## What you are asked to do
Report the count of lines containing the word "this" in the entries below, and nothing more.

Records with drawing code:
********

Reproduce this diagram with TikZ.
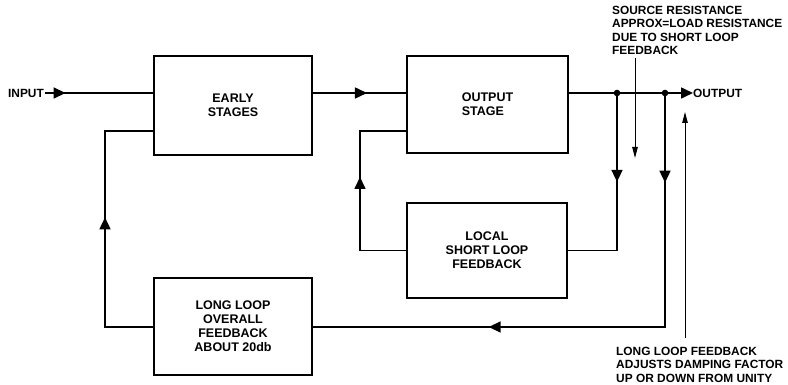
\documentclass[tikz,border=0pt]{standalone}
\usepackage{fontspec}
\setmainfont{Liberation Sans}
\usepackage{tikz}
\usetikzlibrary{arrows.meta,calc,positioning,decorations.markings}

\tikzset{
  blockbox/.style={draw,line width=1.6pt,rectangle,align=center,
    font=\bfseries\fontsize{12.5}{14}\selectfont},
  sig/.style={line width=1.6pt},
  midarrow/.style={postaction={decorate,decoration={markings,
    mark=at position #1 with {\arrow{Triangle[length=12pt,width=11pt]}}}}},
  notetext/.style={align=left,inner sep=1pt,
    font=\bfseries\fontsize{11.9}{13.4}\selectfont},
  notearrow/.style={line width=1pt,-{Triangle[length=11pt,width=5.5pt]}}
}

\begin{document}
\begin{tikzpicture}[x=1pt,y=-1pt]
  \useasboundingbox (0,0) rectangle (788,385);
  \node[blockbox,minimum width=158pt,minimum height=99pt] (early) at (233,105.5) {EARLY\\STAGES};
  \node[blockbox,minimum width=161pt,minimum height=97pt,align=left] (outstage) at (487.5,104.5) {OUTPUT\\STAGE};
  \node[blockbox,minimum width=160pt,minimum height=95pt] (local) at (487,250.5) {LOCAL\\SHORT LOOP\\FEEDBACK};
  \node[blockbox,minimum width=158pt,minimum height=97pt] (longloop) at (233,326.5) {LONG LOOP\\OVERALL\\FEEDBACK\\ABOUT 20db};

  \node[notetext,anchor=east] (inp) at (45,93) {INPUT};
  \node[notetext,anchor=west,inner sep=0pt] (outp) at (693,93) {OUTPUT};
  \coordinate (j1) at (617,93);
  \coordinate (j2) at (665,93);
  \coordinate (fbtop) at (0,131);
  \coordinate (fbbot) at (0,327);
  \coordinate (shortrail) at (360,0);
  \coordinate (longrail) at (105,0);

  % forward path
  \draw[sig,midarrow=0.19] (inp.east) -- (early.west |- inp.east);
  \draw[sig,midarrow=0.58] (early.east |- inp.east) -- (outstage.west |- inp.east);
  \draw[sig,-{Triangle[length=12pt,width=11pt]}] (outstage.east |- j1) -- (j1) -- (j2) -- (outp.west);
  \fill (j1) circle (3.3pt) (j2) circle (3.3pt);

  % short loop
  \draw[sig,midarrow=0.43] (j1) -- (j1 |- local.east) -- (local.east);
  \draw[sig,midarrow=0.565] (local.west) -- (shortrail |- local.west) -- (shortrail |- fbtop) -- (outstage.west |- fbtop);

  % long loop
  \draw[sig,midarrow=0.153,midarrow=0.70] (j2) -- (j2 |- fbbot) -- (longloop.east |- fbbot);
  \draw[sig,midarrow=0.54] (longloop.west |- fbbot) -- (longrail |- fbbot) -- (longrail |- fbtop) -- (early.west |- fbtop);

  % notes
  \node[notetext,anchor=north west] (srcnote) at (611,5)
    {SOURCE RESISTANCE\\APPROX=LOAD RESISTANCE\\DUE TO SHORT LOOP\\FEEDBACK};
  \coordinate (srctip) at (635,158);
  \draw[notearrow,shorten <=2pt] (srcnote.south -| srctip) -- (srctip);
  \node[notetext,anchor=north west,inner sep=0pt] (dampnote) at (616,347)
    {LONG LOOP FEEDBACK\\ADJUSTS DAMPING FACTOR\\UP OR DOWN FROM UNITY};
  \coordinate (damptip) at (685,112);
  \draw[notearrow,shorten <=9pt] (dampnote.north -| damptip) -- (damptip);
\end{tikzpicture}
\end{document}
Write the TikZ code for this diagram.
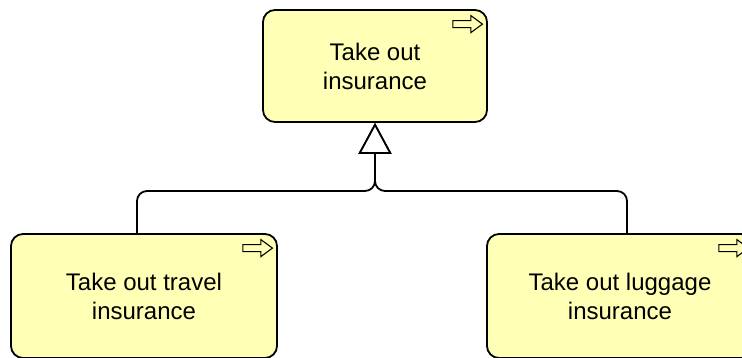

********

## Task solution
2